Because, as someone recently told me, people need to hear my stories.  And I am committed to the telling not just because I think it might assist others, but because speaking truth is freeing.  Expressing the challenge and the need and the struggle and the fight and the overcoming of obstacles and the strength and joy and relief of that overcoming is important.  It is such because my voice is my only chance at regaining the autonomy lost as a child.  My voice is the only thing that can offer that child some peace and restoration.  That young self, and my triggered adult self, both need to know and feel and trust that there is a path to good, and that we can walk that path and find that end.

I might make sandwiches or eat jam from the jar in the night for the rest of my life.  I might, just as easily, find the release of stress that I need to stop that sleepwalking from happening any longer.  And it is necessary for others to see this hidden-by-the-dark experience, and to validate that experience.

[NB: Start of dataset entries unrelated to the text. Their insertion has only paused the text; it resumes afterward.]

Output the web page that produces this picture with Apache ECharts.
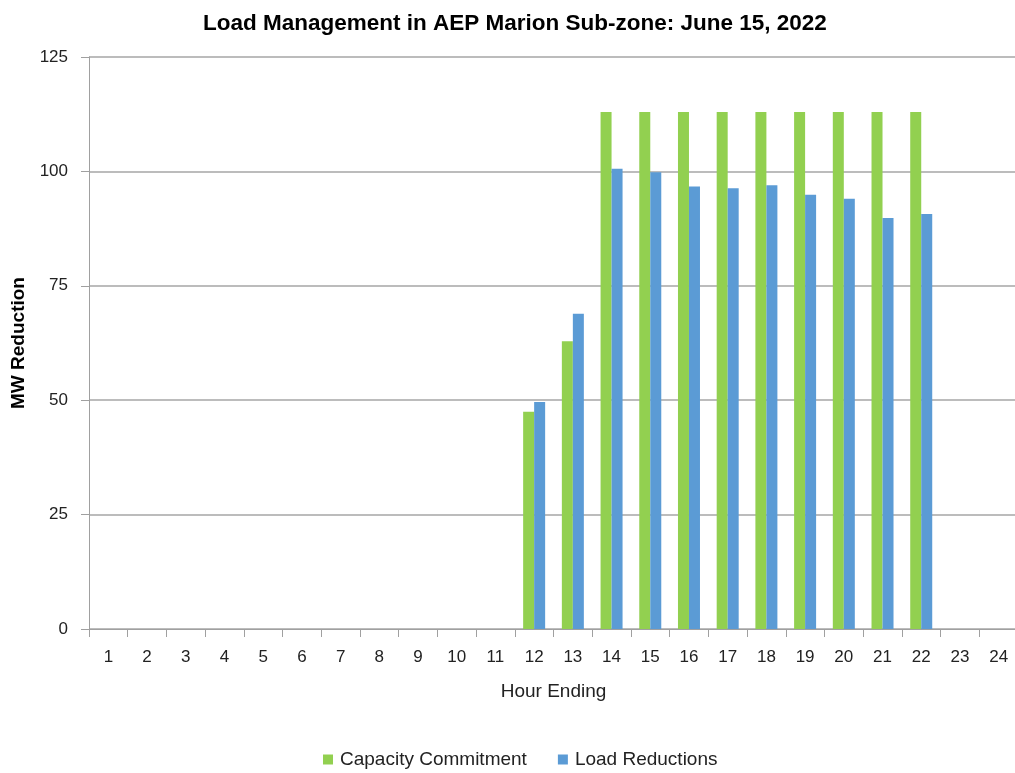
<!DOCTYPE html>
<html>
<head>
<meta charset="utf-8">
<script src="https://cdn.jsdelivr.net/npm/echarts@6/dist/echarts.min.js"></script>
<style>html,body{margin:0;padding:0;background:#fff}#c{width:1015px;height:773px}</style>
</head>
<body>
<div id="c"></div>
<script>
const hours = ['1','2','3','4','5','6','7','8','9','10','11','12','13','14','15','16','17','18','19','20','21','22','23','24'];
const capacityCommitment = [0,0,0,0,0,0,0,0,0,0,0,47.5,62.9,113,113,113,113,113,113,113,113,113,0,0];
const loadReductions = [0,0,0,0,0,0,0,0,0,0,0,49.6,68.9,100.6,99.8,96.7,96.3,97.0,94.9,94.0,89.8,90.7,0,0];
const yTicks = [0,25,50,75,100,125];

const chart = echarts.init(document.getElementById('c'));
const font = '"Liberation Sans", Arial, sans-serif';
chart.setOption({
  animation:false,
  textStyle:{fontFamily:font},
  title:{text:'Load Management in AEP Marion Sub-zone: June 15, 2022',left:198,top:7,
    textStyle:{fontFamily:font,fontSize:22.5,fontWeight:'bold',color:'#000'}},
  grid:{left:89,right:-3,top:57,bottom:144,containLabel:false,outerBoundsMode:'none'},
  legend:{bottom:-1,left:318,itemWidth:10,itemHeight:10,itemGap:31,icon:'rect',
    textStyle:{fontFamily:font,fontSize:19,color:'#222',padding:[0,0,0,2]},
    data:['Capacity Commitment','Load Reductions']},
  xAxis:{type:'category',data:hours,
    name:'Hour Ending',nameLocation:'middle',nameGap:53,
    nameTextStyle:{fontFamily:font,fontSize:19,color:'#222'},
    axisLine:{lineStyle:{color:'#a0a0a0',width:1}},
    axisTick:{show:true,alignWithLabel:false,length:8,lineStyle:{color:'#a0a0a0'}},
    axisLabel:{fontFamily:font,fontSize:17,color:'#222',margin:20}},
  yAxis:{type:'value',min:0,max:125,interval:25,
    name:'MW Reduction',nameLocation:'middle',nameGap:59,nameRotate:90,
    nameTextStyle:{fontFamily:font,fontSize:19,fontWeight:'bold',color:'#000'},
    axisLine:{show:true,lineStyle:{color:'#a0a0a0'}},
    axisTick:{show:true,length:8,lineStyle:{color:'#a0a0a0'}},
    axisLabel:{fontFamily:font,fontSize:17,color:'#222',margin:21,
      formatter:v=>yTicks.includes(v)?String(v):''},
    splitLine:{lineStyle:{color:'#a6a6a6',width:1.5}}},
  series:[
    {name:'Capacity Commitment',type:'bar',data:capacityCommitment,barWidth:11,barGap:'0%',
      itemStyle:{color:'#92D050'}},
    {name:'Load Reductions',type:'bar',data:loadReductions,barWidth:11,barGap:'0%',
      itemStyle:{color:'#5B9BD5'}}
  ]
});
</script>
</body>
</html>
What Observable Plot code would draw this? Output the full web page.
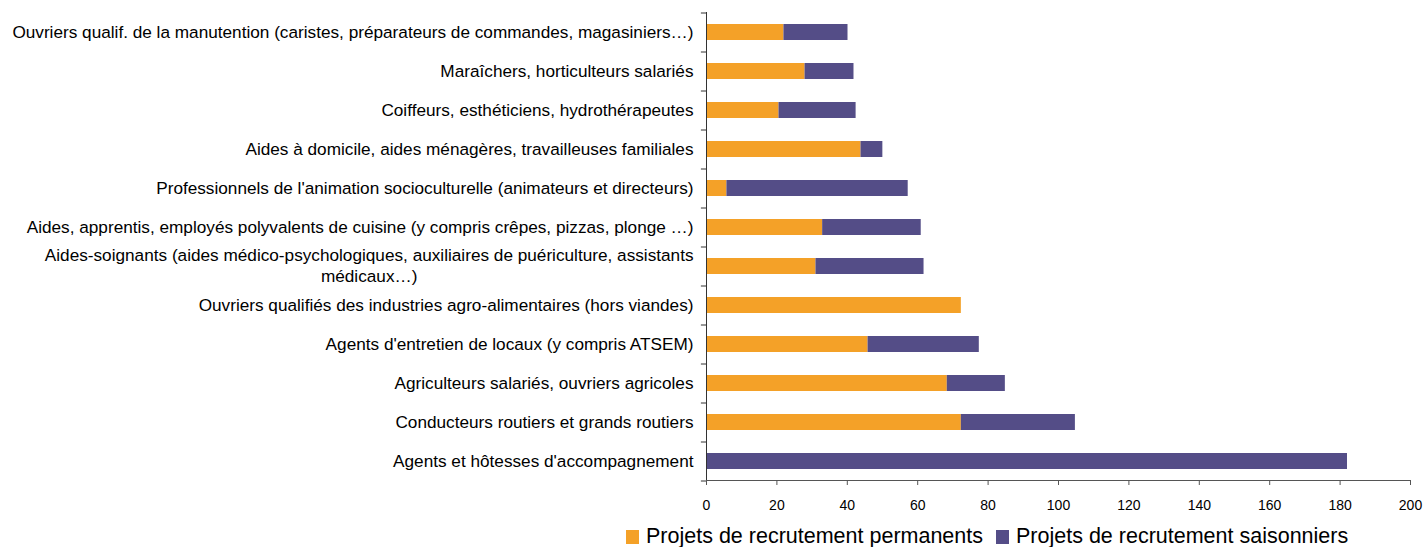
<!DOCTYPE html>
<html>
<head>
<meta charset="utf-8">
<script src="https://cdn.jsdelivr.net/npm/d3@7"></script>
<script src="https://cdn.jsdelivr.net/npm/@observablehq/plot@0.6"></script>
<style>
  body { margin: 0; background: #fff; font-family: "Liberation Sans", Arial, sans-serif; }
  #wrap { position: relative; width: 1424px; height: 547px; overflow: hidden; }
  #legend { position: absolute; top: 524px; left: 626px; display: flex; align-items: center; font-size: 21.5px; color: #000; white-space: nowrap; }
  #legend .sw { display: inline-block; width: 13px; height: 14px; margin-right: 7px; }
  #legend .item { display: flex; align-items: center; margin-right: 13px; }
</style>
</head>
<body>
<div id="wrap">
  <div id="chart"></div>
  <div id="legend"></div>
</div>
<script>
const categories = [
  "Ouvriers qualif. de la manutention (caristes, préparateurs de commandes, magasiniers…)",
  "Maraîchers, horticulteurs salariés",
  "Coiffeurs, esthéticiens, hydrothérapeutes",
  "Aides à domicile, aides ménagères, travailleuses familiales",
  "Professionnels de l'animation socioculturelle (animateurs et directeurs)",
  "Aides, apprentis, employés polyvalents de cuisine (y compris crêpes, pizzas, plonge …)",
  "Aides-soignants (aides médico-psychologiques, auxiliaires de puériculture, assistants médicaux…)",
  "Ouvriers qualifiés des industries agro-alimentaires (hors viandes)",
  "Agents d'entretien de locaux (y compris ATSEM)",
  "Agriculteurs salariés, ouvriers agricoles",
  "Conducteurs routiers et grands routiers",
  "Agents et hôtesses d'accompagnement"
];
const wrappedLabel = ["Aides-soignants (aides médico-psychologiques, auxiliaires de puériculture, assistants", "médicaux…)"];
const permanents  = [22.0, 28.0, 20.6, 43.9, 5.8, 33.0, 31.1, 72.4, 45.9, 68.4, 72.4, 0];
const saisonniers = [18.2, 13.9, 21.9, 6.2, 51.5, 28.0, 30.7, 0, 31.6, 16.5, 32.4, 182.1];
const seriesNames = ["Projets de recrutement permanents", "Projets de recrutement saisonniers"];
const seriesColors = ["#F4A128", "#544D87"];
const xTicks = [0, 20, 40, 60, 80, 100, 120, 140, 160, 180, 200];

const data = [];
categories.forEach((c, i) => {
  data.push({cat: c, series: seriesNames[0], value: permanents[i]});
  data.push({cat: c, series: seriesNames[1], value: saisonniers[i]});
});

const H = 518;
const fontFamily = '"Liberation Sans", Arial, sans-serif';
const labelSize = 17.2;

const ctx = document.createElement("canvas").getContext("2d");
ctx.font = `${labelSize}px ${fontFamily}`;
const w1 = ctx.measureText(wrappedLabel[0]).width;
const labelPad = 13;
const wrapped = categories[6];
const halfStep = 19.5;

const chart = Plot.plot({
  width: 1424,
  height: H,
  marginLeft: 706,
  marginRight: 14,
  marginTop: 12,
  marginBottom: H - 480,
  style: {fontFamily, background: "#fff", color: "#000"},
  x: {domain: [0, 200], ticks: xTicks, label: null},
  y: {domain: categories, paddingInner: 0.59, paddingOuter: 0.295, label: null},
  color: {domain: seriesNames, range: seriesColors},
  marks: [
    Plot.barX(data, Plot.stackX({y: "cat", x: "value", fill: "series", order: seriesNames})),
    Plot.frame({anchor: "left", stroke: "#333"}),
    Plot.frame({anchor: "bottom", stroke: "#555"}),
    Plot.ruleY(categories, {y: d => d, x1: -1.45, x2: 0, dy: halfStep, stroke: "#333"}),
    Plot.ruleY([categories[0]], {y: d => d, x1: -1.45, x2: 0, dy: -halfStep, stroke: "#333"}),
    Plot.axisX({ticks: xTicks, tickSize: 5, tickPadding: 15, fontSize: 14, stroke: "#555", label: null}),
    Plot.axisY({tickSize: 0, tickPadding: labelPad, fontSize: labelSize, label: null,
      tickFormat: d => d === wrapped ? "" : d}),
    Plot.text([wrapped], {y: d => d, x: 0, text: () => wrappedLabel[0], textAnchor: "end", dx: -labelPad, dy: -11, fontSize: labelSize, fill: "#000"}),
    Plot.text([wrapped], {y: d => d, x: 0, text: () => wrappedLabel[1], textAnchor: "middle", dx: -labelPad - w1 / 2, dy: 10, fontSize: labelSize, fill: "#000"})
  ]
});
document.getElementById("chart").appendChild(chart);

const legend = document.getElementById("legend");
seriesNames.forEach((s, i) => {
  const item = document.createElement("span");
  item.className = "item";
  const sw = document.createElement("span");
  sw.className = "sw";
  sw.style.background = seriesColors[i];
  item.appendChild(sw);
  item.appendChild(document.createTextNode(s));
  legend.appendChild(item);
});
</script>
</body>
</html>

Because while I don’t fault those in my life for not knowing that I was expressing in my quirky sleepwalking moments the grave burdens of an abused child.  The science wasn’t there.  The advocacy wasn’t there.  The skilled psychiatric specialists were not there.  The only thing that my dad could see was a girl doing weird things—expressing the inexpressible in the ways that my subconscious self could.  And it couldn’t express it well enough, or loudly enough, or clearly enough to spare me the trauma … but at least I tried to express it in some way.

I can express it now.  I’m determined to express it now.

I’m determined to give that child a voice that can be heard, understood, and validated.  I’m determined to let her speak, to cry, to scream out the things that her jam-eating, sleepwalking, nightmare-having self couldn’t quite manage to express.

That little girl experienced chronic, escalating, sexual abuse.  That little girl also had doctors and nurses poking around in her most sensitive and sacred parts without any sort of trauma-informed care.  That little girl was lost in a sea of pain, and she nearly drowned in those deep and dark waters, as the waves beat her and threw her against the rocks.  That little girl needed to say that she was dying from the weight of trauma and shame and conflict and fear and confusion laid upon her tiny chest—crushing her ribs, puncturing her lungs, and making it impossible to breathe.

That little girl also needed others to hear her and to offer validation and to acknowledge the injustice and offer hope and comfort and help.  She still needs that.

I try to offer it to her.  But it is hard to trust just one voice (especially when so many deceptions have been spoken in your experience).  It is hard to assure her that she deserved safety and autonomy and privacy and justice and good.

It is hard to assure my adult self—this grown-up version of that girl—that she deserves safety and autonomy and privacy and justice and good.  It is hard to believe that my voice can make a difference.  It is hard to believe that I am heard.  It is hard to find validation.  It is hard to find hope and peace.

But that little girl fought hard to survive.

And I am going to keep fighting her fight.